The story was very different from the narrative being promoted by far-right activists online. A Berlin police spokesperson told the press that they had "never experienced a murder case being politically exploited in such a way."
On a January afternoon, Karin takes me to the cemetery where Keira is buried. She comes almost every day.
Trimming the leaves of an orange rose to lay on the grave, Karin describes how on one visit, a few months earlier, she made a disturbing discovery. Keira's grave had been desecrated.
On the gravestone someone had written the name of the murderer and described him as "Russian." The myth of the "beast from the Caucasus" persisted.
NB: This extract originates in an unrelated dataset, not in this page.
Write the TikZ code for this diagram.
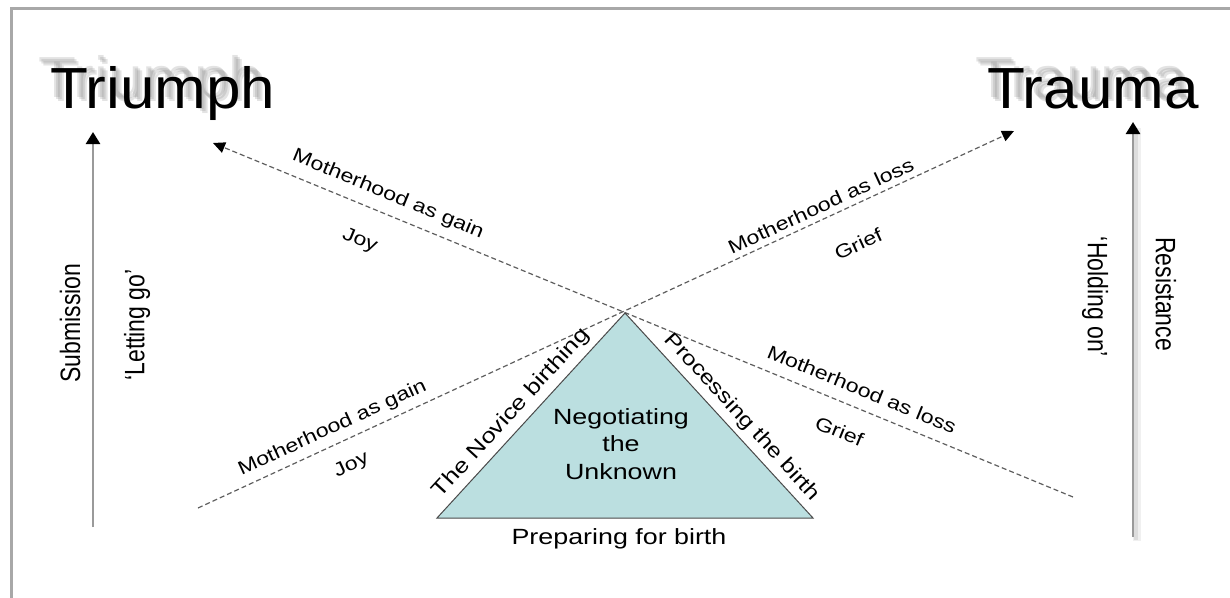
\documentclass[tikz,border=0pt]{standalone}
\usepackage{fontspec}
\setmainfont{Liberation Sans}
\usepackage{graphicx}
\usetikzlibrary{arrows.meta}
\definecolor{framecol}{HTML}{A8A8A8}
\definecolor{axiscol}{HTML}{9A9A9A}
\definecolor{dashcol}{HTML}{5E5E5E}
\definecolor{trifill}{HTML}{BBDFE0}
\definecolor{triedge}{HTML}{4A4A4A}
\newcommand{\hs}[1]{\scalebox{1.22}[1]{#1}}
\newcommand{\vs}[1]{\scalebox{1}[1.22]{#1}}
\newcommand{\ts}[1]{\scalebox{1.07}[1]{#1}}
\begin{document}
\begin{tikzpicture}[x=1pt,y=-1pt,
 title/.style={font=\fontsize{58}{60}\selectfont, inner sep=0pt, anchor=base west},
 titleshadow/.style={title, text=black!50, opacity=0.22},
 mlabel/.style={font=\fontsize{19}{21}\selectfont, inner sep=0pt},
 blabel/.style={font=\fontsize{22}{27.5}\selectfont, inner sep=0pt},
 elabel/.style={font=\fontsize{21}{23}\selectfont, inner sep=0pt},
 vlabel/.style={font=\fontsize{23}{25}\selectfont, inner sep=0pt},
 dashline/.style={draw=dashcol, line width=1.2pt, dash pattern=on 5pt off 3pt, -{Triangle[length=12pt,width=11pt,color=black]}},
 axisline/.style={draw=axiscol, line width=2.5pt, -{Triangle[length=12pt,width=14pt,color=black]}},
]
\useasboundingbox (0,0) rectangle (1230,597);
% frame
\draw[framecol, line width=3pt] (11,600) -- (11,8.5) -- (1235,8.5);

% coordinates
\coordinate (A1) at (1073,497);
\coordinate (A2) at (213,143);
\coordinate (B1) at (198,508);
\coordinate (B2) at (1014,131);
\coordinate (T1) at (437,518);
\coordinate (T2) at (625,313);
\coordinate (T3) at (813,518);
\coordinate (L1) at (93,527);
\coordinate (L2) at (93,132);
\coordinate (R1) at (1133,537);
\coordinate (R2) at (1133,122);

% title shadows
\foreach \dx/\dy [count=\i] in {-10/-9, -12/-11, -8/-7} {
  \node[titleshadow] (shA\i) at (50+\dx,108+\dy) {\ts{Triumph}};
  \node[titleshadow] (shB\i) at (987+\dx,108+\dy) {\ts{Trauma}};
}
\node[title] (triumph) at (50,108) {\ts{Triumph}};
\node[title] (trauma) at (987,108) {\ts{Trauma}};

% dashed lines
\draw[dashline] (A1) -- (A2);
\draw[dashline] (B1) -- (B2);

% triangle
\draw[triedge, fill=trifill, line width=1pt] (T1) -- (T2) -- (T3) -- cycle;

% line labels
\path (A2) -- (A1)
  node[mlabel, pos=0.195, sloped, above=10pt] (gainUp) {\hs{Motherhood as gain}}
  node[mlabel, pos=0.186, sloped, below=26pt] (joyUp) {\hs{Joy}}
  node[mlabel, pos=0.746, sloped, above=12pt] (lossDown) {\hs{Motherhood as loss}}
  node[mlabel, pos=0.741, sloped, below=21pt] (griefDown) {\hs{Grief}};
\path (B1) -- (B2)
  node[mlabel, pos=0.173, sloped, above=7pt] (gainDown) {\hs{Motherhood as gain}}
  node[mlabel, pos=0.175, sloped, below=17pt] (joyDown) {\hs{Joy}}
  node[mlabel, pos=0.77, sloped, above=6pt] (lossUp) {\hs{Motherhood as loss}}
  node[mlabel, pos=0.79, sloped, below=30pt] (griefUp) {\hs{Grief}};

% triangle labels
\path (T1) -- (T2) node[elabel, pos=0.459, sloped, above=6pt] (novice) {\hs{The Novice birthing}};
\path (T2) -- (T3) node[elabel, font=\fontsize{20.3}{22}\selectfont, pos=0.56, sloped, above=6pt] (processing) {\hs{Processing the birth}};
\node[blabel, align=center] (negot) at (621,444) {\hs{Negotiating}\\\hs{the}\\\hs{Unknown}};
\node[blabel] (prep) at (619,539) {\hs{Preparing for birth}};

% vertical axes
\draw[black, opacity=0.06, line width=8pt] (1137,541) -- (1137,128);
\draw[black, opacity=0.08, line width=4pt] (1136,540) -- (1136,128);
\draw[axisline] (L1) -- (L2);
\draw[axisline] (R1) -- (R2);

\node[vlabel, rotate=90] (subm) at (70,323) {\vs{Submission}};
\node[vlabel, rotate=90] (letgo) at (137,325) {\vs{‘Letting go’}};
\node[vlabel, rotate=-90] (hold) at (1095,297) {\vs{‘Holding on’}};
\node[vlabel, rotate=-90] (resist) at (1166,294) {\vs{Resistance}};
\end{tikzpicture}
\end{document}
"It was a shock for me," says Karin, "because I never thought there would be someone who would write something like that on my daughter's gravestone.
"For me it doesn't make any difference if it was Russian or Japanese or anything like that," she tells me. "My daughter is still dead."
Karin tried to get rid of the graffiti with water, but it wouldn't come off. She went home to get nail polish remover. Even with that, it took two hours to scrub the marble clean.
Karin still lives in the same flat where her daughter was murdered.
"People wonder how I can bear it," she says. "I haven't changed anything. OK, I have a new couch. But all the blood and evidence of what happened are gone."
"I can't imagine moving away. It was one day that was not good. But there are so many years of memories there."
Recently she has taken her first tentative steps onto the ice at the hall where Keira practised. She wears her daughter's skating clothes.
"They fit me, although we have a different figure - her shoes too," Karin says.
"Perhaps in 10 years I will also be a speed skater. I am just doing it because I want to be near her. I go there to have fun.
"I am not alone. So many friends of hers come ice skating with me. We do it together, in memory of her."